>> Start MATERIAL

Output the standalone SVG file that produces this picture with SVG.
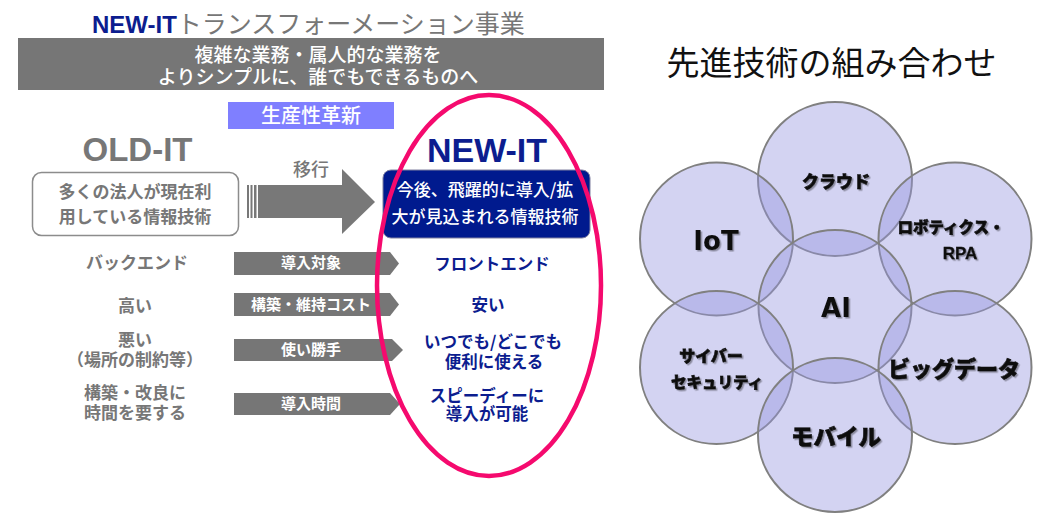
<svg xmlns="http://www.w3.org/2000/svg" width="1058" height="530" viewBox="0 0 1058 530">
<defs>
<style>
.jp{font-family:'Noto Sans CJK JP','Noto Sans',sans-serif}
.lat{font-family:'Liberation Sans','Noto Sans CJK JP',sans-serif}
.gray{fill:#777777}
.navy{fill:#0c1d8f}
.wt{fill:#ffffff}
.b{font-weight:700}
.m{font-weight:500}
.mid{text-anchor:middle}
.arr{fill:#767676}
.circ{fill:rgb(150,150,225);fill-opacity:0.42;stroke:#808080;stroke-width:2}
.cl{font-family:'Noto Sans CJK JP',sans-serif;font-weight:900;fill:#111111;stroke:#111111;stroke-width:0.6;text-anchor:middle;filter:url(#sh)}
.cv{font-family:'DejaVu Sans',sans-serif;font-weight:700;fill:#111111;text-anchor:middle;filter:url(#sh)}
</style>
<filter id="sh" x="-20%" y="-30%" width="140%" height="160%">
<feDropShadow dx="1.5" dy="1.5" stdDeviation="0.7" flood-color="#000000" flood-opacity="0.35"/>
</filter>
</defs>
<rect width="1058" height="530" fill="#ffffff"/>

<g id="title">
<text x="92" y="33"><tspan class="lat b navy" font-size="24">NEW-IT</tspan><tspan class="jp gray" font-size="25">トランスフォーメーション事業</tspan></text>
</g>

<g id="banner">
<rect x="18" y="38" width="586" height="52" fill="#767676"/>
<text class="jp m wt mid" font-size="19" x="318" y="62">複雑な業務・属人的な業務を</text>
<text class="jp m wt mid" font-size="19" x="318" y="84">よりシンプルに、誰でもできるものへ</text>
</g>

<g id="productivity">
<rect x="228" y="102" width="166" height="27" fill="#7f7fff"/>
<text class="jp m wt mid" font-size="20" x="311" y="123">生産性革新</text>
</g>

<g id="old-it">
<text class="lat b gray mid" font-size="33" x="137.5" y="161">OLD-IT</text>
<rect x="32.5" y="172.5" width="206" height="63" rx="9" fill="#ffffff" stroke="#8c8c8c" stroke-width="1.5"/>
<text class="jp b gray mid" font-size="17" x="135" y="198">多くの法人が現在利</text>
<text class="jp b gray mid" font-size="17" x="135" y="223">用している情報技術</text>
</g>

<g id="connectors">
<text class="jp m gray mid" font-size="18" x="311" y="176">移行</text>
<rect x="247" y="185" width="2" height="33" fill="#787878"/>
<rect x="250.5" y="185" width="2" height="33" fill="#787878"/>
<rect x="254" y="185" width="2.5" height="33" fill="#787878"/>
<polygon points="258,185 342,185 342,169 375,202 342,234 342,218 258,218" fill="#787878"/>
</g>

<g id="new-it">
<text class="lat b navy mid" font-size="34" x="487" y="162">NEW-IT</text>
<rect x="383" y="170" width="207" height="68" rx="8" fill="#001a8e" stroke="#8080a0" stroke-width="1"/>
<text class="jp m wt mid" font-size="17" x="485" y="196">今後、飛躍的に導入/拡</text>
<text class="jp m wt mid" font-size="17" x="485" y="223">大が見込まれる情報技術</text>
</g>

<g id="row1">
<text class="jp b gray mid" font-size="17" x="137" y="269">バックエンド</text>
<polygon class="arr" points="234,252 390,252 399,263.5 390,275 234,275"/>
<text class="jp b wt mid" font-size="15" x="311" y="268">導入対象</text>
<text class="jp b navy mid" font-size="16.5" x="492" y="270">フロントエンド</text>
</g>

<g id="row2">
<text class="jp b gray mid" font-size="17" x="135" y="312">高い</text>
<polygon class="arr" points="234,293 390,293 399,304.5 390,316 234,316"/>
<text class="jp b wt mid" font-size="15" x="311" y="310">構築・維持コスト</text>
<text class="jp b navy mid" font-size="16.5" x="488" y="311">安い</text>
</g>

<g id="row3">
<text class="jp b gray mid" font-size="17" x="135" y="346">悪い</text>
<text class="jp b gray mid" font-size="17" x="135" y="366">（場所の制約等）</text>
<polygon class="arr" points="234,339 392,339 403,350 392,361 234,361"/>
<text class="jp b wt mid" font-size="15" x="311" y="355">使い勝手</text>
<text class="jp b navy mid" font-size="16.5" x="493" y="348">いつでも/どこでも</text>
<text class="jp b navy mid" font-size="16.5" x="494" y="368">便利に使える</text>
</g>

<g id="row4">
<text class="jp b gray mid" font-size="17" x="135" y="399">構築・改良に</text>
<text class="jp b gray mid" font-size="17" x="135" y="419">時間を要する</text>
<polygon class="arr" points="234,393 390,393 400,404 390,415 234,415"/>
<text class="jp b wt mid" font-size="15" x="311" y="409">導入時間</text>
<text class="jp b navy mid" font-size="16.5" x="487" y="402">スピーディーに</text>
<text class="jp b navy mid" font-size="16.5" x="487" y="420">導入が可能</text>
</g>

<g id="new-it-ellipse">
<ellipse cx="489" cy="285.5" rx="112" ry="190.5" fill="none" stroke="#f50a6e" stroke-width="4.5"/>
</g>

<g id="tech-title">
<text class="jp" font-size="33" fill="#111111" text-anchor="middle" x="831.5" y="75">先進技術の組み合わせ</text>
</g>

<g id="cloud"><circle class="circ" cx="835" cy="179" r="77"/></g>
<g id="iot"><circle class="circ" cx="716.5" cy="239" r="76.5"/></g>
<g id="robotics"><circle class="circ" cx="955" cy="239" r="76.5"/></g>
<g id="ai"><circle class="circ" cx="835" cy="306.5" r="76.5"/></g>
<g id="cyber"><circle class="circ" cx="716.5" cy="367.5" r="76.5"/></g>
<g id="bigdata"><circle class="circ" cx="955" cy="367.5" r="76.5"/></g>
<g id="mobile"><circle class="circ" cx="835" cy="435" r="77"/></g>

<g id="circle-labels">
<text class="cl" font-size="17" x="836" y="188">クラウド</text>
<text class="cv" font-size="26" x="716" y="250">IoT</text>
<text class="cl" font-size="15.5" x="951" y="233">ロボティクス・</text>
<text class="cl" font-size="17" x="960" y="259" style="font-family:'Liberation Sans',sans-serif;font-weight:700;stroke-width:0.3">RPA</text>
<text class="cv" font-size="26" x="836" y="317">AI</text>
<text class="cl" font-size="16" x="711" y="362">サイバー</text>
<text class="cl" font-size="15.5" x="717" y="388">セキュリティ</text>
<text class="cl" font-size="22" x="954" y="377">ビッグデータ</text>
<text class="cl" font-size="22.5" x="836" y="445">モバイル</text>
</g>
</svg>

>> End MATERIAL
>> Start MATERIAL

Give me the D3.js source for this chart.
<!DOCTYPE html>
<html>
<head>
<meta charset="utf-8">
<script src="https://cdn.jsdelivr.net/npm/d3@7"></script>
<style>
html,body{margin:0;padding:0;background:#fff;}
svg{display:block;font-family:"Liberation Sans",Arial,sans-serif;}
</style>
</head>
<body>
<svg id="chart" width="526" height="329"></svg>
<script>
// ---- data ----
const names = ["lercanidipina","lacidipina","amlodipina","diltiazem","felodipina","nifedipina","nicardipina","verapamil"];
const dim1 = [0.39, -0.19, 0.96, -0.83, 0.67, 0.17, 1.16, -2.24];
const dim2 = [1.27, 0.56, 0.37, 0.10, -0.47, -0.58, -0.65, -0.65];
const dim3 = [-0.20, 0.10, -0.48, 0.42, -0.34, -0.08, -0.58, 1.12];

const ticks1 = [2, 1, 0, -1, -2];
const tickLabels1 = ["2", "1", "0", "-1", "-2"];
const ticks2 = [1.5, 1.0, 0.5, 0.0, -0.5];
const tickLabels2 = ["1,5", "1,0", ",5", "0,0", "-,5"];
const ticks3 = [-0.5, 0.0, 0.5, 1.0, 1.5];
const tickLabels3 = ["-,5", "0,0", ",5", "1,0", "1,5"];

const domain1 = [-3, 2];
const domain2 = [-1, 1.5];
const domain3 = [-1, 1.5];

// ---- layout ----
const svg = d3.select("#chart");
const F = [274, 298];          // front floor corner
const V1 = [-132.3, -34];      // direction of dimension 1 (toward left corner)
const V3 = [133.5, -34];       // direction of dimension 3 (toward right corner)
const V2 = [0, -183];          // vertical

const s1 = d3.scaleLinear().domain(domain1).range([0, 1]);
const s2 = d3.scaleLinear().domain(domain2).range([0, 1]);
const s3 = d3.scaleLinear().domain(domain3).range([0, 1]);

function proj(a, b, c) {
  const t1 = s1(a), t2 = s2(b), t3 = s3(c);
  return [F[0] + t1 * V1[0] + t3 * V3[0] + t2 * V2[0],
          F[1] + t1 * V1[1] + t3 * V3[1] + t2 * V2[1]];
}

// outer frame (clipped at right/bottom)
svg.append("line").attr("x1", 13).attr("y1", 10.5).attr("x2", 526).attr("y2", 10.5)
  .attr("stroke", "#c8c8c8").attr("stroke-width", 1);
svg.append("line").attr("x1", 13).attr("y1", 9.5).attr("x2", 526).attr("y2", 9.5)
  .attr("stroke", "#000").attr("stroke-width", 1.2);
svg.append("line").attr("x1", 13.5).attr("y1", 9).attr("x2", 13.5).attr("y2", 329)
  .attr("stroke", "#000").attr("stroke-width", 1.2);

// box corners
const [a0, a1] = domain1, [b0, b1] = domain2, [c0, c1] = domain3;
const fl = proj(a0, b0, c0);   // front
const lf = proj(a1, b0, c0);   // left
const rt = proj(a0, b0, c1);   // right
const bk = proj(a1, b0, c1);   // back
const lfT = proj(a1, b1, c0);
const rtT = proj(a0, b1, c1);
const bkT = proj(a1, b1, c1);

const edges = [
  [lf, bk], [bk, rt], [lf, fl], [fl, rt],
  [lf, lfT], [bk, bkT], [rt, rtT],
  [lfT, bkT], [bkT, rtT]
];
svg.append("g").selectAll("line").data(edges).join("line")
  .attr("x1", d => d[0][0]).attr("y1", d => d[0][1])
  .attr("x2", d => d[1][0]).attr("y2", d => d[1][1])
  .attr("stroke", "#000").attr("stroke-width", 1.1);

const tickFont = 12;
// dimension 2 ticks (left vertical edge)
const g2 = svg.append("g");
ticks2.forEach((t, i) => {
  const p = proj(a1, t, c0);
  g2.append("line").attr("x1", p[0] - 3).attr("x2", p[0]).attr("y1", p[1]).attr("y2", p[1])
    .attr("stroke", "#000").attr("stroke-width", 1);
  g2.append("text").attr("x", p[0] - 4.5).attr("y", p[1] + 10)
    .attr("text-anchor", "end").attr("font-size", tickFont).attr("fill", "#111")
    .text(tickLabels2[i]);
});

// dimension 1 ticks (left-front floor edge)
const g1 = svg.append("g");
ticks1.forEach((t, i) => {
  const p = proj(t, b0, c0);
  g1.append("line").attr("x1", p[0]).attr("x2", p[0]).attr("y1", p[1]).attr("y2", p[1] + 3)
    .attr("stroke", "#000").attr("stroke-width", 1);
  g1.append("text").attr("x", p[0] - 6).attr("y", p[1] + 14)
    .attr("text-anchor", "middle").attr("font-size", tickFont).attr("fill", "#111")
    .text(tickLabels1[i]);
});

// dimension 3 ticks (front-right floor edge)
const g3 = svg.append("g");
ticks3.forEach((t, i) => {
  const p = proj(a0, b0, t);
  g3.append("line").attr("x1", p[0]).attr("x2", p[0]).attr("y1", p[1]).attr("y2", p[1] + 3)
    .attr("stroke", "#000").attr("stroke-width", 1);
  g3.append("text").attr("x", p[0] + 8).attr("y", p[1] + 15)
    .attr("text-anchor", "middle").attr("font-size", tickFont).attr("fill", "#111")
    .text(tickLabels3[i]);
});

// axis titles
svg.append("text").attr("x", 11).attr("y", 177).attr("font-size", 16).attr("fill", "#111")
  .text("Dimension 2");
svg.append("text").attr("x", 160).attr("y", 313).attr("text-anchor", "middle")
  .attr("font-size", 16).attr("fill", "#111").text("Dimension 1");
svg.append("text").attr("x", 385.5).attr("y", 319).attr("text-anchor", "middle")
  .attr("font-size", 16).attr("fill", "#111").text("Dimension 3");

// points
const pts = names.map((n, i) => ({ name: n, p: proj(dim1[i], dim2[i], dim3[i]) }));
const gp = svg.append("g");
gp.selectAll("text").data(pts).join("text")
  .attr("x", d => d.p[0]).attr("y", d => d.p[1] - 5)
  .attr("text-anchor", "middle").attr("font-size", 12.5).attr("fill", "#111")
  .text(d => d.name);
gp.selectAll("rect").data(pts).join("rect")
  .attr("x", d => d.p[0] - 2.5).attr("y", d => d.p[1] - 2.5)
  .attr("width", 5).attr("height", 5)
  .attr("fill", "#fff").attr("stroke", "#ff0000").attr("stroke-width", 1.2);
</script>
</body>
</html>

>> End MATERIAL

◆ **WORK TO COMPLETE**
What is the number of lines in the records that contain "chart"? Give that number only.

◆ **REPLY TO THE EXERCISE**
3